Mining needs competitive tax: Deloitte

Colin Brinsden, AAP Economics Correspondent
(Australian Associated Press)

Inaction in making Australia’s tax system more competitive would have a significant impact on the mining sector and the billions of dollars and thousands of jobs it creates.

The warning in new research by Deloitte Access Economics comes as the Senate is due to debate this week the Turnbull government’s 10-year tax plan to reduce the corporate rate to 25 per cent.

The report prepared for the Minerals Council of Australia says Australia’s 30 per cent corporate tax rate is higher than OECD countries with significant mining activity, such as Canada (26.7 per cent) and Chile (24 per cent).

“This higher taxation rate, in turn, lowers returns on foreign investment in mining, which can influence the decision-making of foreign investors determining where to invest capital,” the report says.

This is compounded by state and territory royalties, which when combined with the company tax rate produces an effective tax rate of 54.3 per cent, as of 2014/15.

The report estimates mining and the mining equipment, technology and services (METS) sector directly contributed $133.2 billion to the economy in 2015/16, employing 484,114 full-time jobs.

Deloitte modelling calculates the indirect contribution from other industries, such as petroleum, electricity and manufacturing, into mining adds a further $103.6 billion and 655,654 jobs.

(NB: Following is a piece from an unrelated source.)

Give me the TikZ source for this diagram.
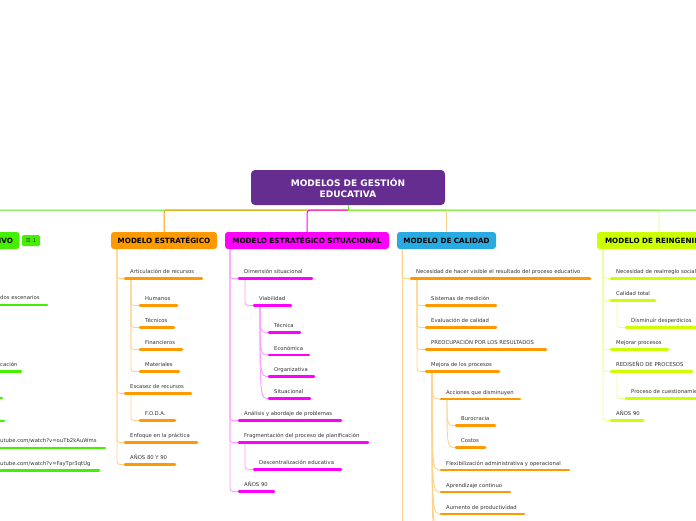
\documentclass[tikz,border=0pt]{standalone}
\usepackage{fontspec}
\setmainfont{DejaVu Sans}
\definecolor{cpurple}{HTML}{662D91}
\definecolor{corange}{HTML}{FF9900}
\definecolor{corangel}{HTML}{FFD28C}
\definecolor{cmag}{HTML}{FF00FF}
\definecolor{cmagl}{HTML}{FF9CFF}
\definecolor{cblue}{HTML}{29ABE2}
\definecolor{clime}{HTML}{CCFF00}
\definecolor{climel}{HTML}{EAFF99}
\definecolor{cgreen}{HTML}{44F000}
\definecolor{cgreenl}{HTML}{55EE11}
\definecolor{ctxt}{HTML}{333333}
\pgfdeclarelayer{bg}
\pgfsetlayers{bg,main}
\tikzset{
  l1box/.style={rounded corners=3pt, minimum height=17pt, inner sep=0pt,
    font=\fontsize{7.2}{8}\selectfont\bfseries, text=black},
  itemtext/.style={anchor=base west, inner sep=0pt,
    font=\fontsize{5.3}{6}\selectfont, text=ctxt},
  uline/.style={line width=2.5pt, line cap=round},
  conn/.style={line width=0.9pt, rounded corners=3pt},
  topl/.style={line width=1pt, rounded corners=3pt},
}
% #1 name, #2 text x, #3 text centre y, #4 underline end x, #5 colour, #6 text
\newcommand\mmitem[6]{%
  \node[itemtext] (#1t) at (#2,#3+1.9) {#6};
  \coordinate (#1) at (#2-5,#3+6.5);
  \coordinate (#1s) at (#2+1,#3+6.5);
  \coordinate (#1x) at (#4,#3+6.5);
  \draw[uline,#5] (#1) -- (#1x);
}
\begin{document}
\begin{tikzpicture}[x=1pt,y=-1pt]
\useasboundingbox (0,0) rectangle (696,520);
\begin{pgfonlayer}{bg}
\fill[white] (0,0) rectangle (696,520);
\end{pgfonlayer}
\clip (0,0) rectangle (696,520);

% root and main branches
\node[fill=cpurple, rounded corners=4pt, minimum width=194pt, minimum height=35pt,
  inner sep=0pt, align=center, text=white,
  font=\fontsize{9}{11}\selectfont\bfseries] (root) at (348,187.5) {MODELOS DE GESTIÓN\\EDUCATIVA};
\node[l1box, fill=cgreen, minimum width=107pt] (pros) at (-34,240.5) {MODELO PROSPECTIVO};
\node[fill=cgreen, rounded corners=1.5pt, minimum width=18pt, minimum height=11pt,
  inner sep=0pt, font=\fontsize{5.5}{6}\selectfont, text=ctxt] (badge) at (31,240.5) {☰ 1};
\node[l1box, fill=corange, minimum width=106pt] (estr) at (164,240.5) {MODELO ESTRATÉGICO};
\node[l1box, fill=cmag, minimum width=164pt] (situ) at (307,240.5) {MODELO ESTRATÉGICO SITUACIONAL};
\node[l1box, fill=cblue, minimum width=99pt] (cali) at (446.5,240.5) {MODELO DE CALIDAD};
\node[l1box, fill=clime, minimum width=124pt] (rein) at (659,240.5) {MODELO DE REINGENIERÍA};
\coordinate (offr) at (770,232);
\coordinate (rj) at (348,210);

\draw[topl, corangel] (rj) -| (cali.north);
\draw[topl, climel] (rj) -| (rein.north);
\draw[topl, cgreenl] (rj) -| (pros.north);
\draw[topl, corange] (rj) -| (estr.north);
\draw[topl, cmag] (rj) -| (situ.north);
\draw[topl, cgreenl] (rj) -| (offr);
\draw[line width=1pt, cgreenl] (root.south) -- (rj);

% left (clipped) column
\node[itemtext] (p1t) at (0,298+1.9) {dos escenarios};
\coordinate (p1) at (-20,305); \coordinate (p1x) at (47,305);
\draw[uline,cgreen] (p1) -- (p1x);
\node[itemtext] (p2t) at (0,365+1.9) {cación};
\coordinate (p2) at (-20,371.5); \coordinate (p2x) at (21,371.5);
\draw[uline,cgreen] (p2) -- (p2x);
\coordinate (p3) at (-20,398); \coordinate (p3x) at (2,398);
\draw[uline,cgreen] (p3) -- (p3x);
\coordinate (p4) at (-20,421); \coordinate (p4x) at (4,421);
\draw[uline,cgreen] (p4) -- (p4x);
\node[itemtext] (p5t) at (0,441+1.9) {utube.com/watch?v=ouTb2kAuWms};
\coordinate (p5) at (-20,448); \coordinate (p5x) at (105,448);
\draw[uline,cgreen] (p5) -- (p5x);
\node[itemtext] (p6t) at (0,463.5+1.9) {utube.com/watch?v=FayTpr3qtUg};
\coordinate (p6) at (-20,470.5); \coordinate (p6x) at (99,470.5);
\draw[uline,cgreen] (p6) -- (p6x);

% MODELO ESTRATEGICO
\mmitem{art}{130}{272}{202}{corange}{Articulación de recursos}
\mmitem{hum}{145}{299}{177}{corange}{Humanos}
\mmitem{tcn}{145}{321}{174}{corange}{Técnicos}
\mmitem{fin}{145}{343}{182}{corange}{Financieros}
\mmitem{mat}{145}{365}{179}{corange}{Materiales}
\mmitem{esc}{130}{387}{191}{corange}{Escasez de recursos}
\mmitem{foda}{145}{414}{175}{corange}{F.O.D.A.}
\mmitem{enf}{130}{436}{197}{corange}{Enfoque en la práctica}
\mmitem{aoe}{130}{458}{175}{corange}{AÑOS 80 Y 90}
\coordinate (estrv) at (117,249);
\begin{pgfonlayer}{bg}
\foreach \c in {art,esc,enf,aoe} \draw[conn,corangel] (estrv) |- (\c);
\foreach \c in {hum,tcn,fin,mat} \draw[conn,corangel] (arts) |- (\c);
\draw[conn,corangel] (escs) |- (foda);
\end{pgfonlayer}

% MODELO ESTRATEGICO SITUACIONAL
\mmitem{dim}{244}{272}{312}{cmag}{Dimensión situacional}
\mmitem{viab}{259}{299}{291}{cmag}{Viabilidad}
\mmitem{tca}{274}{326}{300}{cmag}{Técnica}
\mmitem{eco}{274}{348.5}{309}{cmag}{Económica}
\mmitem{org}{274}{370}{314}{cmag}{Organizativa}
\mmitem{sit}{274}{392}{310}{cmag}{Situacional}
\mmitem{ana}{244}{414}{341}{cmag}{Análisis y abordaje de problemas}
\mmitem{frag}{244}{436}{368}{cmag}{Fragmentación del proceso de planificación}
\mmitem{desc}{259}{463}{341}{cmag}{Descentralización educativa}
\mmitem{ans}{244}{485}{274}{cmag}{AÑOS 90}
\coordinate (situv) at (230,249);
\begin{pgfonlayer}{bg}
\foreach \c in {dim,ana,frag,ans} \draw[conn,cmagl] (situv) |- (\c);
\draw[conn,cmagl] (dims) |- (viab);
\draw[conn,cmagl] (frags) |- (desc);
\foreach \c in {tca,eco,org,sit} \draw[conn,cmagl] (viabs) .. controls (viabs |- \c) .. (\c);
\end{pgfonlayer}

% MODELO DE CALIDAD
\mmitem{nec}{416}{272}{590}{corange}{Necesidad de hacer visible el resultado del proceso educativo}
\mmitem{sis}{431}{299}{496}{corange}{Sistemas de medición}
\mmitem{eva}{431}{321}{496}{corange}{Evaluación de calidad}
\mmitem{pre}{431}{343}{546}{corange}{PREOCUPACIÓN POR LOS RESULTADOS}
\mmitem{mej}{431}{365}{499}{corange}{Mejora de los procesos}
\mmitem{acc}{446}{392.5}{520}{corange}{Acciones que disminuyen}
\mmitem{bur}{461}{419}{495}{corange}{Burocracia}
\mmitem{cos}{461}{441}{485}{corange}{Costos}
\mmitem{flex}{446}{463.5}{569}{corange}{Flexibilización administrativa y operacional}
\mmitem{apr}{446}{485.5}{510}{corange}{Aprendizaje continuo}
\mmitem{aum}{446}{507.5}{524}{corange}{Aumento de productividad}
\coordinate (caliv) at (402,249);
\coordinate (calbot) at (402,545);
\coordinate (mx1) at (441,530);
\coordinate (mx2) at (441,552);
\begin{pgfonlayer}{bg}
\draw[conn,corangel] (caliv) -- (calbot);
\draw[conn,corangel] (caliv) |- (nec);
\foreach \c in {sis,eva,pre,mej} \draw[conn,corangel] (necs) |- (\c);
\foreach \c in {acc,flex,apr,aum,mx1,mx2} \draw[conn,corangel] (mejs) .. controls (mejs |- \c) .. (\c);
\foreach \c in {bur,cos} \draw[conn,corangel] (accs) .. controls (accs |- \c) .. (\c);
\end{pgfonlayer}

% MODELO DE REINGENIERIA
\mmitem{nsr}{616}{272}{702}{clime}{Necesidad de realrreglo social}
\mmitem{ctr}{616}{294}{655}{clime}{Calidad total}
\mmitem{dis}{631}{321}{702}{clime}{Disminuir desperdicios}
\mmitem{mpr}{616}{343}{668}{clime}{Mejorar procesos}
\mmitem{red}{616}{365}{692}{clime}{REDISEÑO DE PROCESOS}
\mmitem{pcu}{631}{392}{702}{clime}{Proceso de cuestionamiento}
\mmitem{anr}{616}{414}{643}{clime}{AÑOS 90}
\coordinate (reinv) at (603,249);
\begin{pgfonlayer}{bg}
\foreach \c in {nsr,ctr,mpr,red,anr} \draw[conn,climel] (reinv) |- (\c);
\draw[conn,climel] (ctrs) |- (dis);
\draw[conn,climel] (reds) |- (pcu);
\end{pgfonlayer}
\end{tikzpicture}
\end{document}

In total, both directly and indirectly, mining represents around 15 per cent of the economy and 10 per cent of the workforce.

Aside from a competitive taxation system to sustain mining’s economic contribution, Deloitte says there also needs to be policies to make workplaces more flexible, foreign investment more open, affordable and reliable energy and streamlined regulation.

“The risks of inaction in these areas are significant,” Deloitte concludes.

“Supportive and flexible policy settings helped to establish the most recent mining boom … it is critical that governments pay heed to these key policy areas and initiate reforms where improvement is required, so that mining and METS continue to innovate and grow, helping to secure Australia’s future prosperity.”